Mesh: break all N mechanisms at exactly the same time. Sequential, incremental compromise is not possible as it is with a purely defense-in-depth approach. Example: cryptographic key where each bit is independent of all the others. Attack: guess all bits correctly (i.e. brute force).

Each of these models has its strengths and weaknesses and should be used where appropriate. SSH public key authentication is a chain model. The server trusts your public key signature which was generated from a key that you decrypted using your passphrase. This is a useful chain since it’s much easier to remember a passphrase than a 256-byte random string. But it also means the server is equally compromised if you type in your passphrase from a public terminal, use a weak passphrase and the attacker does a dictionary attack on your private key file, or the private key is hijacked from RAM of a persistent SSH connection. That’s a series of risks that I understand and am willing to accept in order to avoid memorizing my DSA key.

Also, defense-in-depth can be used to provide multiple layers of mesh when each layer cannot be interlinked with the others to form a single mesh. For example, the mesh model can be applied to a set of self-checks that my network game client performs on itself to make sure it hasn’t been trojaned. And my server can implement extra interleaved protocol steps (another mesh) to verify that it’s talking to my self-checking game client, and not a generic one that has been swapped in by a cheater. The combination of applying the mesh model in both places is defense-in-depth since both can be attacked independently.

All this semantics isn’t useful without concrete examples.
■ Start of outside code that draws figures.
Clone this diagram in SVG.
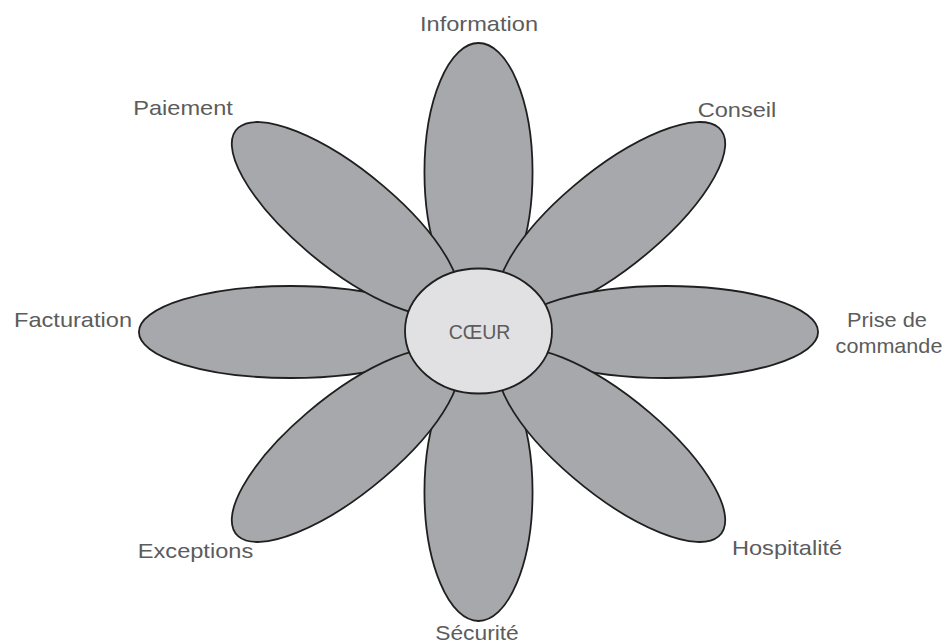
<svg xmlns="http://www.w3.org/2000/svg" width="945" height="644" viewBox="0 0 945 644">
  <style>
    .petal { fill: #a7a8ab; stroke: #1f1f1f; stroke-width: 1.8; vector-effect: non-scaling-stroke; }
    .core { fill: #e1e1e3; stroke: #1f1f1f; stroke-width: 1.8; vector-effect: non-scaling-stroke; }
    .lbl { font-family: "Liberation Sans", Arial, sans-serif; font-size: 20px; fill: #5c5c5c; text-anchor: middle; }
  </style>
  <rect x="0" y="0" width="945" height="644" fill="#ffffff"/>
  <g id="information">
    <ellipse class="petal" cx="160" cy="0" rx="129" ry="46" transform="translate(478.5,332) scale(1.175,1) rotate(270)"/>
    <text class="lbl" transform="translate(479,31) scale(1.18,1)">Information</text>
  </g>
  <g id="conseil">
    <ellipse class="petal" cx="160" cy="0" rx="129" ry="46" transform="translate(478.5,332) scale(1.175,1) rotate(315)"/>
    <text class="lbl" transform="translate(737,117) scale(1.18,1)">Conseil</text>
  </g>
  <g id="prise-de-commande">
    <ellipse class="petal" cx="160" cy="0" rx="129" ry="46" transform="translate(478.5,332) scale(1.175,1)"/>
    <text class="lbl" transform="translate(887,327) scale(1.09,1)">Prise de</text>
    <text class="lbl" transform="translate(889,353) scale(1.08,1)">commande</text>
  </g>
  <g id="facturation">
    <ellipse class="petal" cx="160" cy="0" rx="129" ry="46" transform="translate(478.5,332) scale(1.175,1) rotate(180)"/>
    <text class="lbl" transform="translate(73,327) scale(1.18,1)">Facturation</text>
  </g>
  <g id="securite">
    <ellipse class="petal" cx="160" cy="0" rx="129" ry="46" transform="translate(478.5,332) scale(1.175,1) rotate(90)"/>
    <text class="lbl" transform="translate(477,640) scale(1.14,1)">Sécurité</text>
  </g>
  <g id="paiement">
    <ellipse class="petal" cx="160" cy="0" rx="129" ry="46" transform="translate(478.5,332) scale(1.175,1) rotate(225)"/>
    <text class="lbl" transform="translate(183,115) scale(1.18,1)">Paiement</text>
  </g>
  <g id="exceptions">
    <ellipse class="petal" cx="160" cy="0" rx="129" ry="46" transform="translate(478.5,332) scale(1.175,1) rotate(135)"/>
    <text class="lbl" transform="translate(195.5,558) scale(1.18,1)">Exceptions</text>
  </g>
  <g id="hospitalite">
    <ellipse class="petal" cx="160" cy="0" rx="129" ry="46" transform="translate(478.5,332) scale(1.175,1) rotate(45)"/>
    <text class="lbl" transform="translate(787,555) scale(1.18,1)">Hospitalité</text>
  </g>
  <g id="coeur">
    <ellipse class="core" cx="478.5" cy="331" rx="73.5" ry="62.5"/>
    <text class="lbl" x="479.5" y="339" style="font-size:19.5px">CŒUR</text>
  </g>
</svg>
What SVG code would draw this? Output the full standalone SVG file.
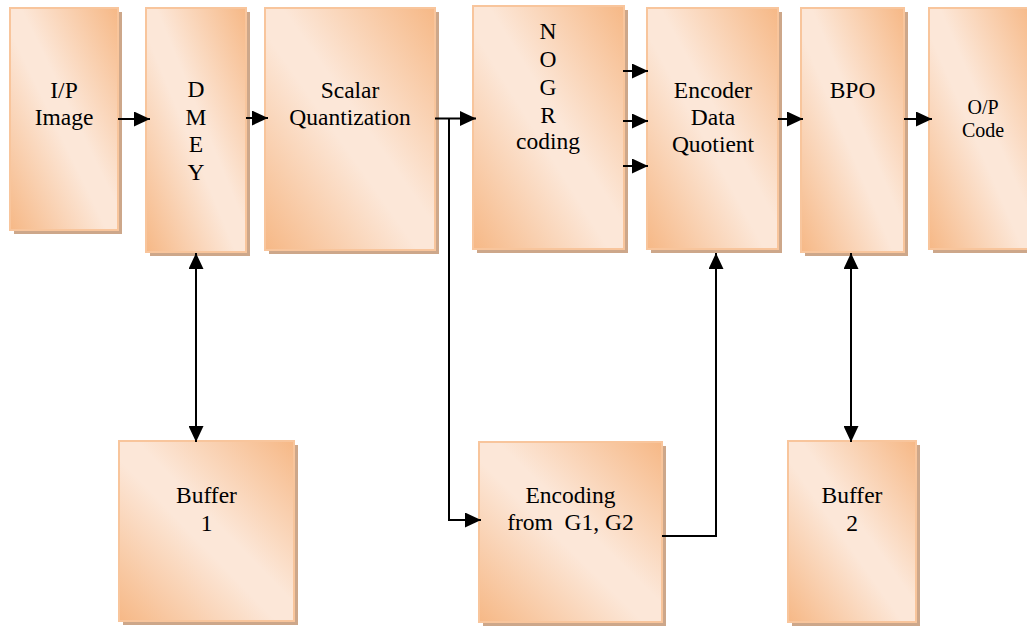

Next, I’ll be providing examples of applying the mesh model to solving common security problems.

Mesh approach versus defense-in-depth

~ Nate Lawson ~ 2 Comments

A commenter suggested by email that the mesh concept in my previous post is very similar to defense-in-depth. While they are similar, there are some critical differences that are especially important when you apply them to software protection.

Defense-in-depth comes from military history where a defender would build a series of positions and then fall back each time the enemy advanced forward through the first positions.   This works in security as well.  For instance, a web server may be run in a restricted chroot environment so that if the web server is compromised, damage is limited to the files in the restricted directory, not the whole system.

The mesh model, on the other hand, involves a series of interlocking checks and enforcement mechanisms.  There is nothing to fall back to because all the defenses are active at the same time, mutually reinforcing each other.  This concept is less common than defense-in-depth for network security use due to the difficulty of incorporating it into system designs.  However, it is extremely common in cryptography.

A block cipher, say AES, is a good example of a mesh design.  Plaintext data is encrypted with a 128-bit key and output as ciphertext.  Any good block cipher is designed so that even a 1 bit change in the key or plaintext will result in a 50% chance of a bit flip for each ciphertext bit.  This is called the “avalanche effect.” What does this mean for an attacker trying to guess the key by brute force to decrypt the data?  If he is incorrect by even 1 bit, on average half the plaintext bits will be incorrect.  Another way to state this is that incrementally guessing the bits of an AES key is useless since guessing 127 of the bits correctly still gives you no information about the 128th bit.

An attacker facing a defense-in-depth challenge can break down each wall in order, picking appropriate attacks for each wall.  He only has to be smart enough at any one time to compromise the next wall (i.e., O(n) where n is the number of walls).  However, for a system designed with the mesh model, the attacker has to compromise all the walls at the same time to compromise the system (i.e., O(2^n)).  This is a significant difference in effort.

Of course, the best approach is to use the mesh model plus defense-in-depth.  For example, a protocol designer that encrypts data with AES and performs integrity checking with SHA-256 HMAC (instead of an AES CBC MAC) is using defense-in-depth since a flaw in either algorithm or construction is not likely to affect the other.